To evaluate this expression, all that is needed is to evaluate at each point in time in the calculation the average of the square of the distance that each atom has traveled since the start of the production phase of the dynamics, and examining the slope of this function at a long time. By storing the initial coordinates, it is straightforward to evaluate the square of the distance. However, some care is needed due to the use of periodic boundary conditions: the program stores x, the coordinates, but in many programs, during the dynamics, if any atom has its x, y, or z coordinate become larger than box size or smaller than zero, then it is moved back into the other side of the box. This has the effect of making the raw distance traveled meaningless. The value of D is obtained from the slope, at a long time, of the right-hand side of the above equation (you need to divide by six to obtain D, take the slope, and also be careful with units).

VMD comes with an extension for exactly this purpose: In the VMD Main window open “Extensions → Analysis” click on “RMSD Trajectory Tool”. In the appearing window use “all” to let VMD know the molecule you want to track. Tick “Plot”, and press “RMSD”, you will have the RMSD plot for the water system.

**TASK 5**

- Plot RMSD for the water at 200K, 300K, 400K.
- Calculate their corresponding diffusion coefficients, are they expected?

## Glyala in water

Now, we will move to a more realistic system - Glyala in water. We will preformed a MD of glyala in water and save the trajectory.

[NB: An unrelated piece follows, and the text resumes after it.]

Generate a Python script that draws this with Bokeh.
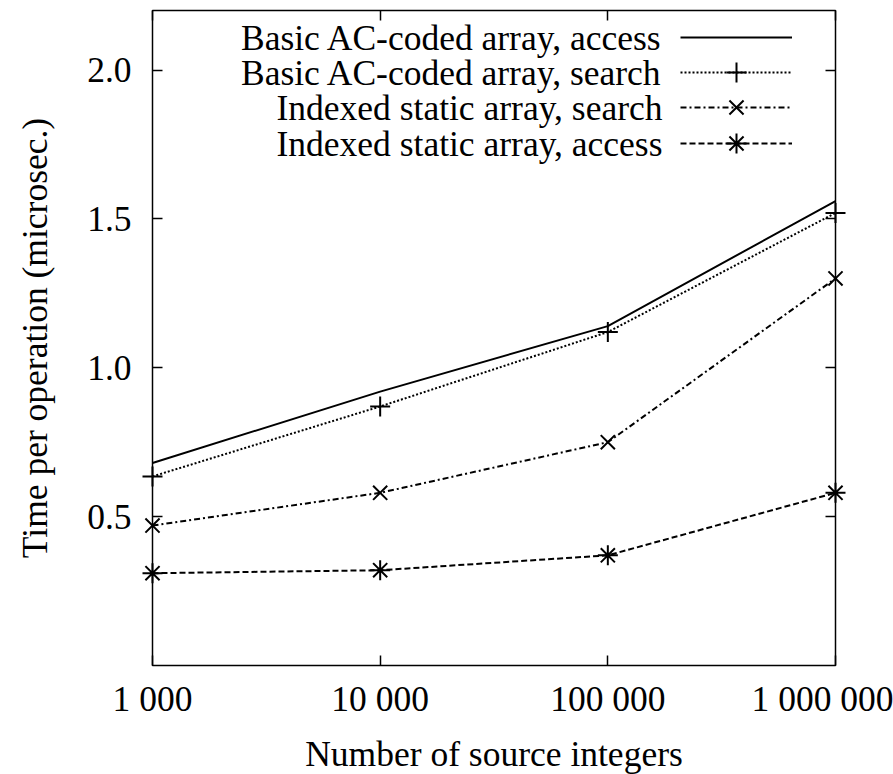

The initial geometry provided in the PDB file is a glyala molecule solvated by 73 water molecules. The geometry is not equilibrated. You need first to equilibrate the system at 300K. When the system is equilibrated, you need to analysis the result.

**TASK 6**

- Perform the molecular dynamics simulation using NVT ensemble at 300K.
- Re-run the calculation using NVT ensemble with different TIMECON (500, 2000 fs) in the &THERMOSTAT section, and plot the total energy, temperature against time. Explain what you observe.
- Determine from which step the system is equilibrated, plot the calculated properties and explain why.
- Compute the O-O radial distribution function for water with acceptable statistics using 20 ps (after equilibration) of simulated time.

**Tip for O-O RDF for water**

In last exercise, one already knew how to calculate the RDF for the Argon system. In TASK3, you need to calculate the RDF only for water instead of whole system. Since the glyala contain two oxygen atoms, it is not reasonable to include the oxygen atoms in glyala molecule if we are only interested in O-O RDF for water. Using VMD, the O-O RDF for the water can be easily calculated. In the

Selection 1, Selection 2

, one need to specify

element O and not same residue as element C

The frames should start from the beginning of production run.